# Rifle Grouping



## Keith Tobberman (May 28, 2005)

This may be a lot to ask but I would love to see some pictures of some targets and the groupings shot on them!
-thanks


----------



## kx85n665 (Nov 13, 2005)

ya that would be nice

Especially at the 400- 600 yard range.

i have problems keeping it on the paper at 300


----------



## Sasha and Abby (May 11, 2004)

I wish I had enough smarts to be able to post pictures... :lol:


----------



## huntin1 (Nov 14, 2003)

I'm at work so these are the only ones I can get to right now. Both are 5 rounds, fired prone using a Harris bipod. Rifle is Savage 10FP .308, Sightron 4x16x42 AO scope, ammo - Black Hills match 168 grain SMK. The X-ring is .75" across, the 10-ring is 1.75" across.

*100 yards*










*200 yards*










huntin1


----------



## Keith Tobberman (May 28, 2005)

Nice shooting!!!
Thanks for the replies. Keep 'um coming!!! 8)


----------



## Robert A. Langager (Feb 22, 2002)

Here are some BAD groups at 50 yards with this Savage rifle:

[siteimg]2111[/siteimg]

It is a Savage 12FLV, .308 26" heavy barrel, lefty. Topped with a Sightron 4.5-16x42, swivel Harris, etc.

They were shot using military ball ammo when the rifle was new for break-in and plinking purposes.

[siteimg]599[/siteimg]

Here is a BETTER group I shot at 100 yards using handloads. I shot this after I modified the stock and bedded the action. The bedding only took me 3 tries to get it right. But I am a bedding expert now!

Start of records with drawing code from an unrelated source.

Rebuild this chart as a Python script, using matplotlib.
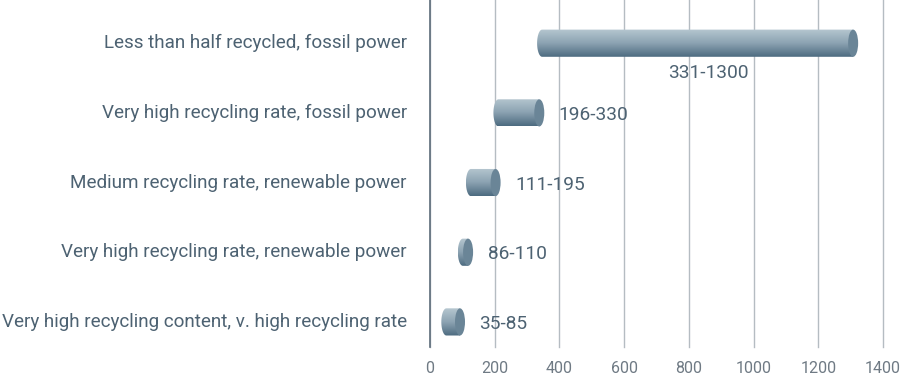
import matplotlib
matplotlib.use("Agg")
import matplotlib.pyplot as plt
import numpy as np
from matplotlib.patches import Ellipse, PathPatch
from matplotlib.path import Path
from matplotlib.colors import LinearSegmentedColormap

categories = [
    "Less than half recycled, fossil power",
    "Very high recycling rate, fossil power",
    "Medium recycling rate, renewable power",
    "Very high recycling rate, renewable power",
    "Very high recycling content, v. high recycling rate",
]
starts = [331, 196, 111, 86, 35]
ends = [1300, 330, 195, 110, 85]
labels = ["331-1300", "196-330", "111-195", "86-110", "35-85"]
xticks = [0, 200, 400, 600, 800, 1000, 1200, 1400]

plt.rcParams['font.family'] = ['Roboto', 'DejaVu Sans']

fig = plt.figure(figsize=(9, 3.75), dpi=100)
ax = fig.add_axes([430/900, 28/375, 453/900, 347/375])

text_col = '#4d6272'
ax.set_xticks(xticks)
ax.set_xticklabels([str(t) for t in xticks], color='#6f7a84', fontsize=11.5)
ax.tick_params(axis='x', length=0, pad=10)
ax.set_yticks([])
for s in ['top', 'right', 'bottom']:
    ax.spines[s].set_visible(False)
ax.spines['left'].set_color('#5f6f7c')
ax.spines['left'].set_linewidth(1.2)
ax.grid(axis='x', color='#b5bcc2', linewidth=1, clip_on=False)
ax.set_axisbelow(True)

h = 0.39
px_per_unit = 453 / 1400
cap_w = 10 / px_per_unit  # ellipse width in data units

grad = np.linspace(0, 1, 100).reshape(-1, 1)
cmap = LinearSegmentedColormap.from_list('cyl', ['#b6c7d0', '#8ca3b2', '#4d6b80'])

for i, (s, e) in enumerate(zip(starts, ends)):
    y0, y1 = i - h/2, i + h/2
    ec = e + cap_w / 4
    theta = np.linspace(np.pi/2, 3*np.pi/2, 30)
    lx = s + cap_w/2 + (cap_w/2) * np.cos(theta)
    ly = i - (h/2) * np.sin(theta)
    verts = [(ec, y0)] + list(zip(lx, ly)) + [(ec, y1), (ec, y0)]
    codes = [Path.MOVETO] + [Path.LINETO] * (len(verts) - 2) + [Path.CLOSEPOLY]
    path = Path(verts, codes)
    patch = PathPatch(path, facecolor='none', edgecolor='none')
    ax.add_patch(patch)
    im = ax.imshow(grad, aspect='auto', cmap=cmap,
                   extent=[s, ec, y1, y0], origin='upper', zorder=3)
    im.set_clip_path(patch)
    cap = Ellipse((ec, i), cap_w, h, facecolor='#6a8597', edgecolor='none', zorder=4)
    ax.add_patch(cap)

# value labels
ax.text(859, 0.43, labels[0], ha='center', va='center', color=text_col, fontsize=13.8)
for i in range(1, 5):
    ax.text(ends[i] + 22 / px_per_unit, i + 0.03, labels[i], ha='left', va='center',
            color=text_col, fontsize=13.8)

for i, c in enumerate(categories):
    ax.text(-23 / px_per_unit, i, c, ha='right', va='center', color=text_col, fontsize=13.6)

ax.set_xlim(0, 1400)
ax.set_ylim(4.36, -0.62)
fig.savefig('out.png', dpi=100)
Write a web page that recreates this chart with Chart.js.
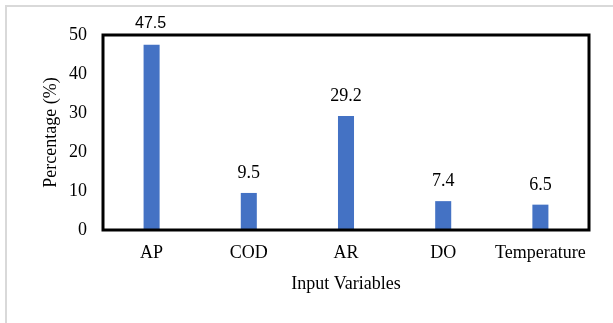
<!DOCTYPE html>
<html>
<head>
<meta charset="utf-8">
<script src="https://cdn.jsdelivr.net/npm/chart.js@4/dist/chart.umd.min.js"></script>
<style>
  html, body { margin: 0; padding: 0; background: #ffffff; overflow: hidden; }
  #wrap { position: relative; width: 613px; height: 323px; }
  #frame { position: absolute; left: 5px; top: 5px; width: 700px; height: 400px; border: 2px solid #d9d9d9; box-sizing: border-box; }
  canvas { position: absolute; left: 0; top: 0; }
</style>
</head>
<body>
<div id="wrap">
  <div id="frame"></div>
  <canvas id="c" width="613" height="323"></canvas>
</div>
<script>
const categories = ["AP", "COD", "AR", "DO", "Temperature"];
const percentages = [47.5, 9.5, 29.2, 7.4, 6.5];
const valueLabels = ["47.5", "9.5", "29.2", "7.4", "6.5"];
const yTicks = [0, 10, 20, 30, 40, 50];

const SERIF = "'Liberation Serif', 'Times New Roman', serif";
const SANS = "'Liberation Sans', Arial, sans-serif";

const frameAndLabels = {
  id: 'frameAndLabels',
  afterDatasetsDraw(chart) {
    const ctx = chart.ctx;
    const a = chart.chartArea;
    ctx.save();
    ctx.strokeStyle = '#000000';
    ctx.lineWidth = 3;
    ctx.strokeRect(a.left, a.top, a.right - a.left, a.bottom - a.top);
    const meta = chart.getDatasetMeta(0);
    ctx.fillStyle = '#000000';
    ctx.textAlign = 'center';
    ctx.textBaseline = 'alphabetic';
    meta.data.forEach((bar, i) => {
      if (i === 0) {
        ctx.font = "16px " + SANS;
        ctx.fillText(valueLabels[i], bar.x - 1, bar.y - 17);
      } else {
        ctx.font = "18px " + SERIF;
        ctx.fillText(valueLabels[i], bar.x, bar.y - 15);
      }
    });
    ctx.restore();
  }
};

new Chart(document.getElementById('c'), {
  type: 'bar',
  data: {
    labels: categories,
    datasets: [{
      data: percentages,
      backgroundColor: '#4472C4',
      borderWidth: 0,
      categoryPercentage: 1.0,
      barPercentage: 0.165
    }]
  },
  options: {
    responsive: false,
    animation: false,
    devicePixelRatio: 1,
    layout: { padding: { top: 35, right: 24, left: 0, bottom: 0 } },
    plugins: { legend: { display: false }, tooltip: { enabled: false } },
    scales: {
      x: {
        grid: { display: false, drawTicks: false, tickLength: 0 },
        border: { display: false },
        ticks: { font: { family: SERIF, size: 18 }, color: '#000000', padding: 12, maxRotation: 0, autoSkip: false },
        title: { display: true, text: 'Input Variables', font: { family: SERIF, size: 18 }, color: '#000000', padding: { top: 0, bottom: 28 } },
        afterFit(scale) { scale.height = 93; }
      },
      y: {
        min: 0, max: 50,
        grid: { display: false, drawTicks: false, tickLength: 0 },
        border: { display: false },
        afterBuildTicks(scale) { scale.ticks = yTicks.map(v => ({ value: v })); },
        ticks: { font: { family: SERIF, size: 18 }, color: '#000000', padding: 16 },
        title: { display: true, text: 'Percentage (%)', font: { family: SERIF, size: 18 }, color: '#000000', padding: { top: 40, bottom: 0 } },
        afterFit(scale) { scale.width = 103; }
      }
    }
  },
  plugins: [frameAndLabels]
});
</script>
</body>
</html>
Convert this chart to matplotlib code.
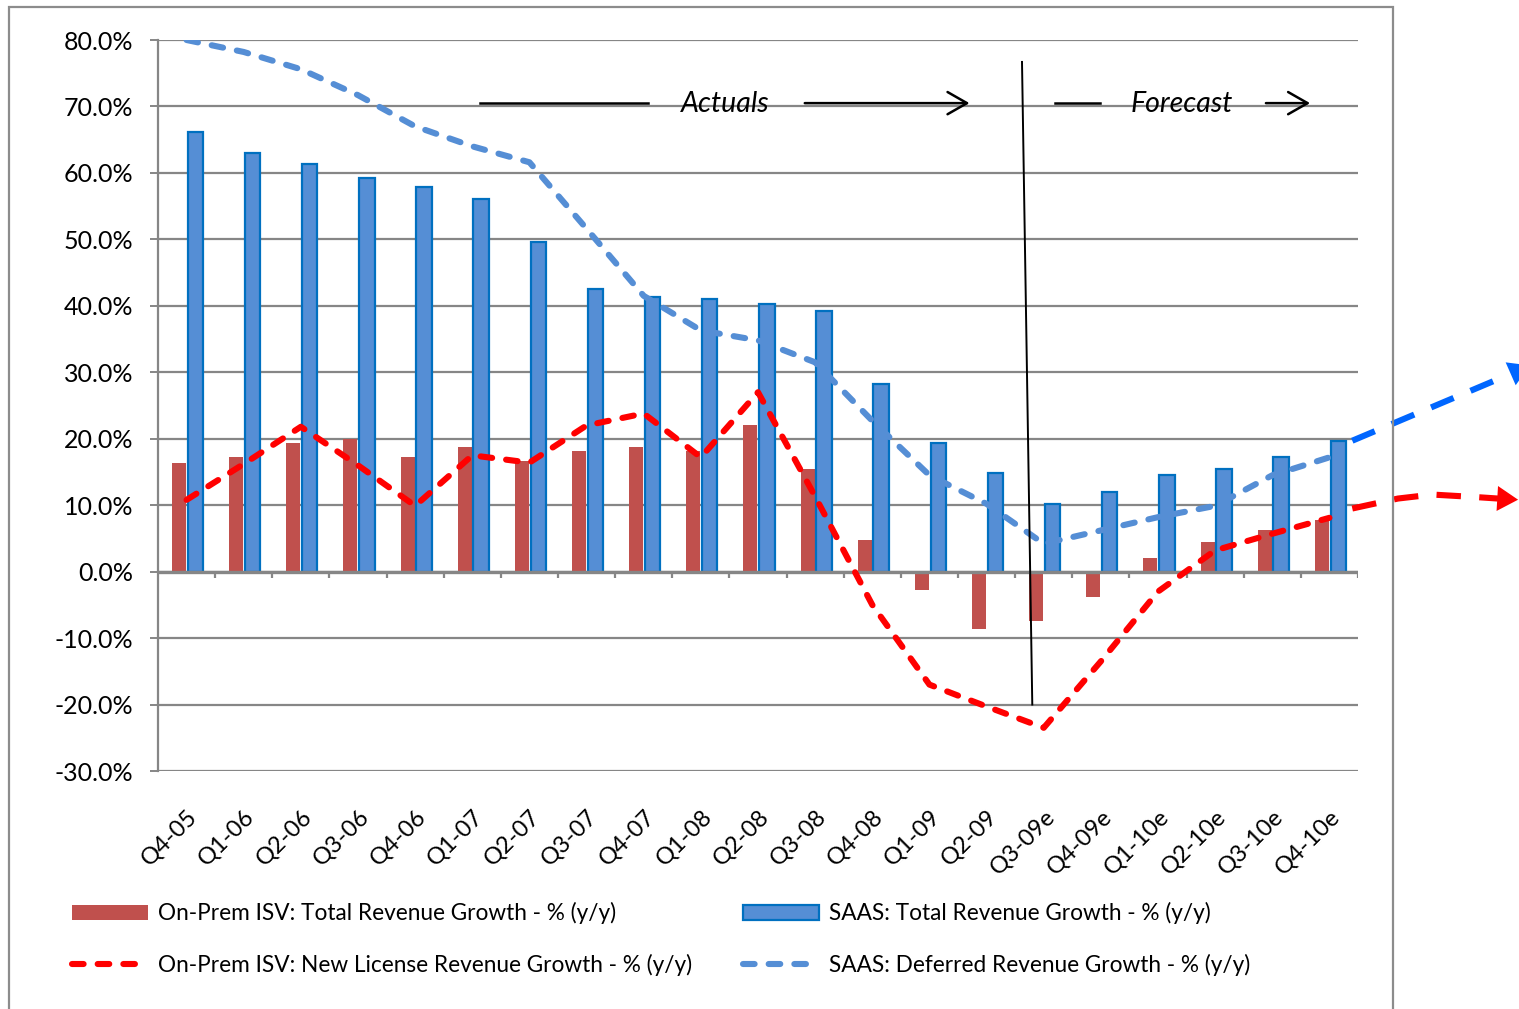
import matplotlib
matplotlib.use("Agg")
import matplotlib.pyplot as plt
import numpy as np
from matplotlib.patches import Rectangle, FancyArrowPatch, ArrowStyle
from matplotlib.lines import Line2D
from matplotlib.patches import Patch
from matplotlib.ticker import FuncFormatter

plt.rcParams['font.family'] = ['Lato', 'DejaVu Sans']

# ---------------- data ----------------
quarters = ["Q4-05", "Q1-06", "Q2-06", "Q3-06", "Q4-06", "Q1-07", "Q2-07", "Q3-07",
            "Q4-07", "Q1-08", "Q2-08", "Q3-08", "Q4-08", "Q1-09", "Q2-09", "Q3-09e",
            "Q4-09e", "Q1-10e", "Q2-10e", "Q3-10e", "Q4-10e"]
onprem_total = [16.3, 17.3, 19.4, 20.0, 17.3, 18.7, 16.6, 18.2, 18.7, 18.2, 22.1, 15.5,
                4.8, -2.7, -8.6, -7.5, -3.8, 2.1, 4.5, 6.3, 7.7]
saas_total = [66.1, 63.0, 61.3, 59.2, 57.9, 56.0, 49.6, 42.6, 41.3, 41.0, 40.2, 39.2,
              28.2, 19.3, 14.8, 10.2, 12.0, 14.5, 15.5, 17.2, 19.6]
onprem_license = [10.8, 16.2, 21.8, 16.0, 9.9, 17.5, 16.4, 22.0, 23.8, 17.2, 27.0, 11.3,
                  -5.0, -17.0, -20.3, -23.5, -13.5, -3.0, 3.2, 5.7, 8.1]
saas_deferred = [80.0, 78.2, 75.6, 71.7, 67.0, 64.0, 61.6, 51.6, 41.5, 36.3, 34.8, 31.5,
                 22.7, 14.5, 10.2, 4.2, 6.2, 8.2, 9.9, 14.5, 17.2]
# hand-drawn trend extensions beyond the last quarter
red_ext_x = [20.4, 21.2, 21.8, 22.6, 22.95]
red_ext_y = [9.5, 11.0, 11.6, 11.2, 11.0]
blue_ext_x = [20.4, 23.1]
blue_ext_y = [19.7, 29.5]

yticks = np.arange(-30, 81, 10)

# ---------------- figure ----------------
W, H = 1519, 1009
fig = plt.figure(figsize=(W / 100, H / 100), dpi=100)
ax = fig.add_axes([158 / W, 1 - 771 / H, 1200 / W, 731 / H])

grid_c = "#868686"
red_bar = "#C0504D"
blue_fill = "#558ED5"
blue_edge = "#0070C0"
red_line = "#FF0000"
blue_line = "#558ED5"

x = np.arange(len(quarters))
ax.set_xlim(-0.5, len(quarters) - 0.5)
ax.set_ylim(-30, 80)

for v in yticks:
    ax.axhline(v, color=grid_c, lw=1.6, zorder=0)
ax.axhline(0, color=grid_c, lw=2.4, zorder=3)
# category boundary tick marks on the zero line
for b in np.arange(-0.5, len(quarters), 1.0)[1:]:
    ax.plot([b, b], [0, -0.9], color=grid_c, lw=1.6, zorder=3, solid_capstyle='butt')

ax.bar(x - 0.133, onprem_total, width=0.245, color=red_bar, zorder=2, linewidth=0)
ax.bar(x + 0.155, saas_total, width=0.27, color=blue_fill, edgecolor=blue_edge,
       linewidth=1.6, zorder=2)

l1, = ax.plot(x, onprem_license, color=red_line, lw=4.4, zorder=5,
              dash_capstyle='round', solid_joinstyle='round')
l1.set_dashes((1.9, 2.3))
l2, = ax.plot(x, saas_deferred, color=blue_line, lw=4.4, zorder=4,
              dash_capstyle='round', solid_joinstyle='round')
l2.set_dashes((1.9, 2.3))

# extensions outside plot
e1, = ax.plot(red_ext_x, red_ext_y, color="#FF0000", lw=4.4, clip_on=False, zorder=5,
              dash_capstyle='butt')
e1.set_dashes((4.0, 3.0))
e2, = ax.plot(blue_ext_x, blue_ext_y, color="#0066FF", lw=4.4, clip_on=False, zorder=5,
              dash_capstyle='butt')
e2.set_dashes((4.0, 3.0))
ah1 = FancyArrowPatch((red_ext_x[-1], red_ext_y[-1]), (23.35, 10.8),
                      arrowstyle=ArrowStyle('-|>', head_length=15, head_width=9),
                      mutation_scale=1, color="#FF0000", lw=0, clip_on=False, zorder=6)
ax.add_patch(ah1)
ah2 = FancyArrowPatch((blue_ext_x[-1], blue_ext_y[-1]), (23.55, 31.2),
                      arrowstyle=ArrowStyle('-|>', head_length=15, head_width=9),
                      mutation_scale=1, color="#0066FF", lw=0, clip_on=False, zorder=6)
ax.add_patch(ah2)

# actual / forecast annotations
ax.plot([14.62, 14.80], [76.7, -20.0], color='black', lw=1.4, zorder=6)
ya = 70.5
ax.plot([5.13, 8.08], [ya, ya], color='black', lw=1.8, zorder=6)
ax.add_patch(FancyArrowPatch((10.77, ya), (13.75, ya),
             arrowstyle=ArrowStyle('->', head_length=14, head_width=8),
             mutation_scale=1, color='black', lw=1.8, zorder=6))
ax.text(9.42, ya - 0.2, "Actuals", ha='center', va='center', fontsize=20.5,
        style='italic', zorder=7)
ax.plot([15.20, 15.99], [ya, ya], color='black', lw=1.8, zorder=6)
ax.add_patch(FancyArrowPatch((18.84, ya), (19.71, ya),
             arrowstyle=ArrowStyle('->', head_length=14, head_width=8),
             mutation_scale=1, color='black', lw=1.8, zorder=6))
ax.text(17.42, ya - 0.2, "Forecast", ha='center', va='center', fontsize=20.5,
        style='italic', zorder=7)

# axes styling
for s in ['top', 'right', 'bottom']:
    ax.spines[s].set_visible(False)
ax.spines['left'].set_color(grid_c)
ax.spines['left'].set_linewidth(1.6)
ax.set_yticks(yticks)
ax.yaxis.set_major_formatter(FuncFormatter(lambda v, p: f"{v:.1f}%"))
ax.tick_params(axis='y', length=6, width=1.4, color=grid_c, pad=12, labelsize=18)
ax.set_xticks(x)
ax.set_xticklabels(quarters, rotation=45, ha='right', va='top', rotation_mode='anchor',
                   fontsize=17)
ax.tick_params(axis='x', length=0, pad=25)

# legend
handles = [
    Patch(facecolor=red_bar, edgecolor='none'),
    Line2D([], [], color=red_line, lw=4.4, dashes=(1.9, 2.3), dash_capstyle='round'),
    Patch(facecolor=blue_fill, edgecolor=blue_edge, lw=1.6),
    Line2D([], [], color=blue_line, lw=4.4, dashes=(1.9, 2.3), dash_capstyle='round'),
]
labels = ["On-Prem ISV: Total Revenue Growth - % (y/y)",
          "On-Prem ISV: New License Revenue Growth - % (y/y)",
          "SAAS: Total Revenue Growth - % (y/y)",
          "SAAS: Deferred Revenue Growth - % (y/y)"]
fig.legend(handles, labels, ncol=2, loc='upper left',
           bbox_to_anchor=(72 / W, 1 - 902 / H), frameon=False, fontsize=16.3,
           handlelength=3.35, handleheight=0.65, handletextpad=0.44, columnspacing=2.25,
           labelspacing=1.3, borderpad=0, borderaxespad=0)

# outer chart border
fig.add_artist(Rectangle((9 / W, -0.02), (1393 - 9) / W, 1 - 7 / H + 0.02,
                         transform=fig.transFigure, fill=False, edgecolor="#8c8c8c",
                         lw=1.6))

fig.savefig("out.png", dpi=100)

It is only a 3 shot group though. The recipe is 168 gr. Sierra Match King, 46.0 gr. Hogdon H380, CCI 200 primer. I am still tweaking this load with a 168 gr. Ballistic Tip. We'll see if it likes it too.

[siteimg]2128[/siteimg]


----------



## Burly1 (Sep 20, 2003)

There are two groups here. They were shot resting the rifles on my truck tool box at 310 yards. The day was nice, with only about a 12 mph variable wind. I was surprised the 22-250 is still pretty close to MOA, even with those little 40 grain bullets. The .270 Wby Mag was less of a surprise, as it shoots 5/8" clover leaf groups at 100 yards on a regular basis. I'm really not a very good bench shooter, and these groups are much better than the norm for me. Good shooting, Burl
[siteimg]2881[/siteimg]


----------



## vizslaguy (Jun 13, 2005)

Winchester M70 7mm Rem Mag. Winchester 140 gr. Supreme Ballistic Silvertip. 200 yard bench/bags.


----------



## arkhillbilly (Nov 24, 2005)

First pic my 243 abolt s/s 100 gr federal soft points

270 wsm abolt s/s

300wsm abolt composite stalker


all groups at 100 yds 3 shots
270 wsm-130gr ballistic tips federal premium
300 wsm-180gr fed premium accubond


----------



## tumblebuck (Feb 17, 2004)

Three groups with Remington .243 and 70 grain Federal ballistic tips @100 yds.

[siteimg]3456[/siteimg]


----------



## xdeano (Jan 14, 2005)

This is one 3 shot group during break-in using Factory ammo. new gun and hasn't hit the sweet spot yet. I was shooting at the box. haven't had time or money to start handloading for it just yet. I'm having a hard time getting Lapua brass and bullets at the current time.
100yds, prone.
xdeano


----------